Written request —
Leave out the pictures; transcribe all else exactly.

Collected material —
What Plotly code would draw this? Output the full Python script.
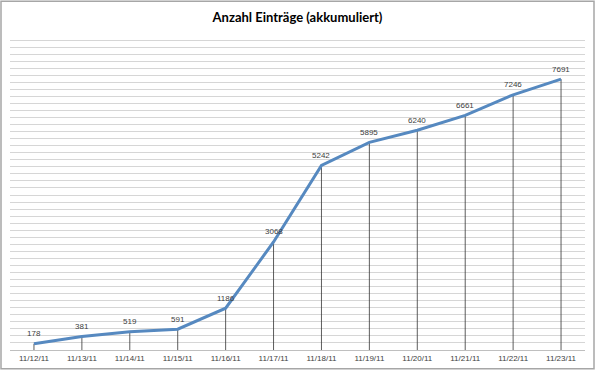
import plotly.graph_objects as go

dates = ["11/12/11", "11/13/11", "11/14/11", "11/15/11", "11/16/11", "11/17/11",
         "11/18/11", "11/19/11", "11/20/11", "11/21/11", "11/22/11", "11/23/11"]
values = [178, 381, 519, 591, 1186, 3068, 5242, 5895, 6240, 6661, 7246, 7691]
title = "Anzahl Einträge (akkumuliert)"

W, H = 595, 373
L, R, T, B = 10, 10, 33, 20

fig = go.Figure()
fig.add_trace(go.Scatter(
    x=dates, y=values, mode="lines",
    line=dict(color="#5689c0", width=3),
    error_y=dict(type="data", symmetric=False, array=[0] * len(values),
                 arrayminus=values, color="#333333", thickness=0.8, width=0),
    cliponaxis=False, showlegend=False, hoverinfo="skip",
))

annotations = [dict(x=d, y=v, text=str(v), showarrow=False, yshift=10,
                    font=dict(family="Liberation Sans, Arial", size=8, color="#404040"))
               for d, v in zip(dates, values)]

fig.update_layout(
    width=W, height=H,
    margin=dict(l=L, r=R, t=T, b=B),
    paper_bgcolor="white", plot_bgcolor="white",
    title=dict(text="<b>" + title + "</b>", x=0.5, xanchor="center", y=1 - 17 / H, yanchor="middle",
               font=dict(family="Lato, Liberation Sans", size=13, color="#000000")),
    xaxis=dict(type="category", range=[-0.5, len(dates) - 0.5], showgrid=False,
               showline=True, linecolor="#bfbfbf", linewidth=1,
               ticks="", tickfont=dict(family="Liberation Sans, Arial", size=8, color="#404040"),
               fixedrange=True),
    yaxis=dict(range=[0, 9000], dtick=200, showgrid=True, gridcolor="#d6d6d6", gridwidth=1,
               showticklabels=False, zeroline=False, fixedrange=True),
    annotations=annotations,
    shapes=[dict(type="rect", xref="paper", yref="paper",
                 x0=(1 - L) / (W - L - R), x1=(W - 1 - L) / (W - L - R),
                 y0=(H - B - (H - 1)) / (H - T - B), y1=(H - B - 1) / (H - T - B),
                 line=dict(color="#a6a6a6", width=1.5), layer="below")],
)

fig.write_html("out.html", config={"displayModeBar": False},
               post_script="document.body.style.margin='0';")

Reply to the exercise —
What Plotly code would draw this? Output the full Python script.
import plotly.graph_objects as go

dates = ["11/12/11", "11/13/11", "11/14/11", "11/15/11", "11/16/11", "11/17/11",
         "11/18/11", "11/19/11", "11/20/11", "11/21/11", "11/22/11", "11/23/11"]
values = [178, 381, 519, 591, 1186, 3068, 5242, 5895, 6240, 6661, 7246, 7691]
title = "Anzahl Einträge (akkumuliert)"

W, H = 595, 373
L, R, T, B = 10, 10, 33, 20

fig = go.Figure()
fig.add_trace(go.Scatter(
    x=dates, y=values, mode="lines",
    line=dict(color="#5689c0", width=3),
    error_y=dict(type="data", symmetric=False, array=[0] * len(values),
                 arrayminus=values, color="#333333", thickness=0.8, width=0),
    cliponaxis=False, showlegend=False, hoverinfo="skip",
))

annotations = [dict(x=d, y=v, text=str(v), showarrow=False, yshift=10,
                    font=dict(family="Liberation Sans, Arial", size=8, color="#404040"))
               for d, v in zip(dates, values)]

fig.update_layout(
    width=W, height=H,
    margin=dict(l=L, r=R, t=T, b=B),
    paper_bgcolor="white", plot_bgcolor="white",
    title=dict(text="<b>" + title + "</b>", x=0.5, xanchor="center", y=1 - 17 / H, yanchor="middle",
               font=dict(family="Lato, Liberation Sans", size=13, color="#000000")),
    xaxis=dict(type="category", range=[-0.5, len(dates) - 0.5], showgrid=False,
               showline=True, linecolor="#bfbfbf", linewidth=1,
               ticks="", tickfont=dict(family="Liberation Sans, Arial", size=8, color="#404040"),
               fixedrange=True),
    yaxis=dict(range=[0, 9000], dtick=200, showgrid=True, gridcolor="#d6d6d6", gridwidth=1,
               showticklabels=False, zeroline=False, fixedrange=True),
    annotations=annotations,
    shapes=[dict(type="rect", xref="paper", yref="paper",
                 x0=(1 - L) / (W - L - R), x1=(W - 1 - L) / (W - L - R),
                 y0=(H - B - (H - 1)) / (H - T - B), y1=(H - B - 1) / (H - T - B),
                 line=dict(color="#a6a6a6", width=1.5), layer="below")],
)

fig.write_html("out.html", config={"displayModeBar": False},
               post_script="document.body.style.margin='0';")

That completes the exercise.